▶

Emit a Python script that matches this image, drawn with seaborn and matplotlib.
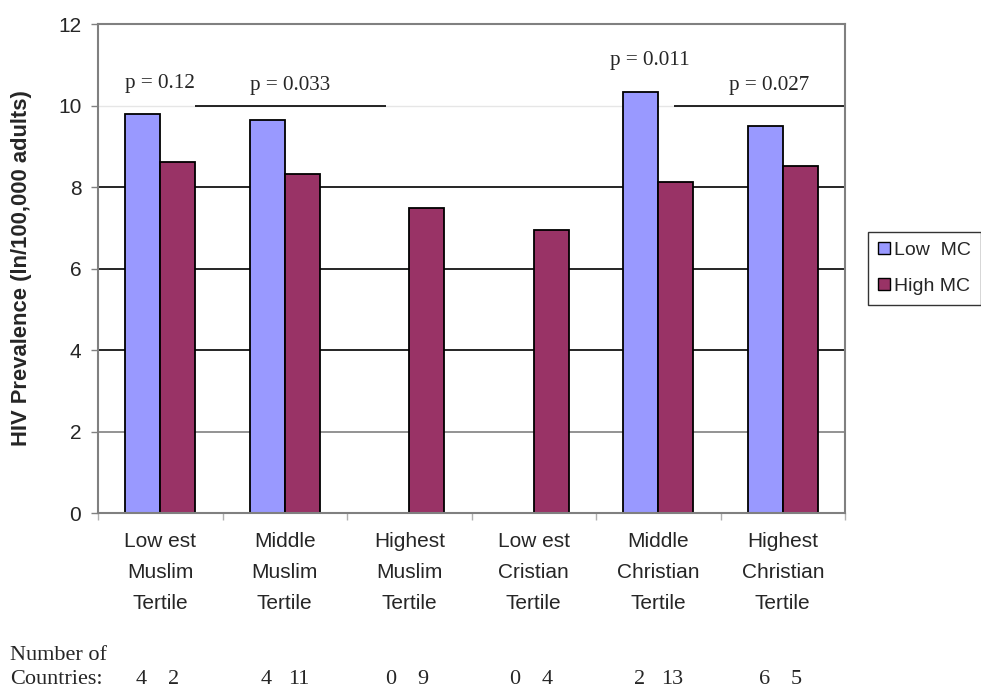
import numpy as np
import pandas as pd
import matplotlib
matplotlib.use("Agg")
import matplotlib.pyplot as plt
import seaborn as sns

# ---- data ----
categories = ["Low est\nMuslim\nTertile", "Middle\nMuslim\nTertile", "Highest\nMuslim\nTertile",
              "Low est\nCristian\nTertile", "Middle\nChristian\nTertile", "Highest\nChristian\nTertile"]
series = ["Low  MC", "High MC"]
low_mc = [9.79, 9.64, np.nan, np.nan, 10.33, 9.49]
high_mc = [8.61, 8.32, 7.48, 6.94, 8.12, 8.52]
n_low = [4, 4, 0, 0, 2, 6]
n_high = [2, 11, 9, 4, 13, 5]
p_labels = ["p = 0.12", "p = 0.033", "p = 0.011", "p = 0.027"]
yticks = [0, 2, 4, 6, 8, 10, 12]

# ---- long table ----
df = pd.DataFrame({
    "group": categories * 2,
    "series": [series[0]] * len(categories) + [series[1]] * len(categories),
    "value": low_mc + high_mc,
}).dropna()

sns.set_style("white")
plt.rcParams["font.family"] = ["Liberation Sans", "DejaVu Sans"]

fig = plt.figure(figsize=(9.81, 6.90), dpi=100)
ax = fig.add_axes([0.0999, 0.2565, 0.7615, 0.7087])

# gridlines (drawn under bars)
ax.set_axisbelow(True)
for yv, col in zip([2, 4, 6, 8], ["#808080", "black", "black", "black"]):
    ax.axhline(yv, color=col, lw=1.2, zorder=0)
ax.axhline(10, color="#e6e6e6", lw=1.0, zorder=0)
ax.hlines(10, 0.28, 1.81, color="black", lw=1.2, zorder=0.5)
ax.hlines(10, 4.13, 5.5, color="black", lw=1.2, zorder=0.5)

sns.barplot(data=df, x="group", y="value", hue="series", order=categories,
            hue_order=series, palette=["#9999FF", "#993366"], saturation=1, width=0.56,
            edgecolor="black", linewidth=1.3, errorbar=None, ax=ax, zorder=2)

ax.set_xlim(-0.5, len(categories) - 0.5)
ax.set_ylim(0, 12)
ax.set_yticks(yticks)
ax.set_yticklabels([str(t) for t in yticks], fontsize=15)
ax.tick_params(axis="y", direction="out", length=5, width=1, color="#808080", pad=7, left=True)

ax.set_xticks(range(len(categories)))
ax.set_xticklabels(categories, fontsize=15, linespacing=1.8)
ax.tick_params(axis="x", which="major", length=0, pad=14)
ax.set_xticks(np.arange(-0.5, len(categories), 1.0), minor=True)
ax.tick_params(axis="x", which="minor", direction="out", length=5, width=1,
               color="#b0b0b0", bottom=True)

ax.set_xlabel("")
ax.set_ylabel("HIV Prevalence (ln/100,000 adults)", fontsize=15.8, fontweight="bold")
ax.yaxis.set_label_coords(-0.088, 0.5)

for s in ax.spines.values():
    s.set_visible(True)
    s.set_color("#808080")
    s.set_linewidth(1.5)

# p-values
serif = ["Liberation Serif", "DejaVu Serif"]
p_pos = [(0.0, 10.55), (1.04, 10.5), (3.93, 11.1), (4.89, 10.5)]
for lab, (xp, yp) in zip(p_labels, p_pos):
    ax.text(xp, yp, lab, ha="center", va="center", fontsize=15.2, family=serif, zorder=3)

# legend
handles, labels = ax.get_legend_handles_labels()
leg = ax.legend(handles, labels, loc="center left", bbox_to_anchor=(0.885, 0.611),
                bbox_transform=fig.transFigure, fontsize=14, frameon=True,
                fancybox=False, shadow=False, handlelength=0.6, handleheight=0.6,
                handletextpad=0.25, labelspacing=1.0, borderpad=0.5, borderaxespad=0)
leg.get_frame().set_edgecolor("black")
leg.get_frame().set_linewidth(1.0)
for h in leg.legend_handles:
    h.set_edgecolor("black")
    h.set_linewidth(1.0)

# country counts
fig.text(10 / 981, 1 - 656 / 690, "Number of", ha="left", va="center", fontsize=16, family=serif)
fig.text(10 / 981, 1 - 680 / 690, "Countries:", ha="left", va="center", fontsize=16, family=serif)
trans = matplotlib.transforms.blended_transform_factory(ax.transData, fig.transFigure)
for i, (a, b) in enumerate(zip(n_low, n_high)):
    fig.text(i - 0.15, 1 - 680 / 690, str(a), ha="center", va="center", fontsize=16,
             family=serif, transform=trans)
    fig.text(i + 0.11, 1 - 680 / 690, str(b), ha="center", va="center", fontsize=16,
             family=serif, transform=trans)

fig.savefig("out.png", dpi=100)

◀

Task goal → Leave the pictures out and reproduce exactly the lines from the top of the listing above through the line with "import seaborn as sns".

Solution to the exercise →
Emit a Python script that matches this image, drawn with seaborn and matplotlib.
import numpy as np
import pandas as pd
import matplotlib
matplotlib.use("Agg")
import matplotlib.pyplot as plt
import seaborn as sns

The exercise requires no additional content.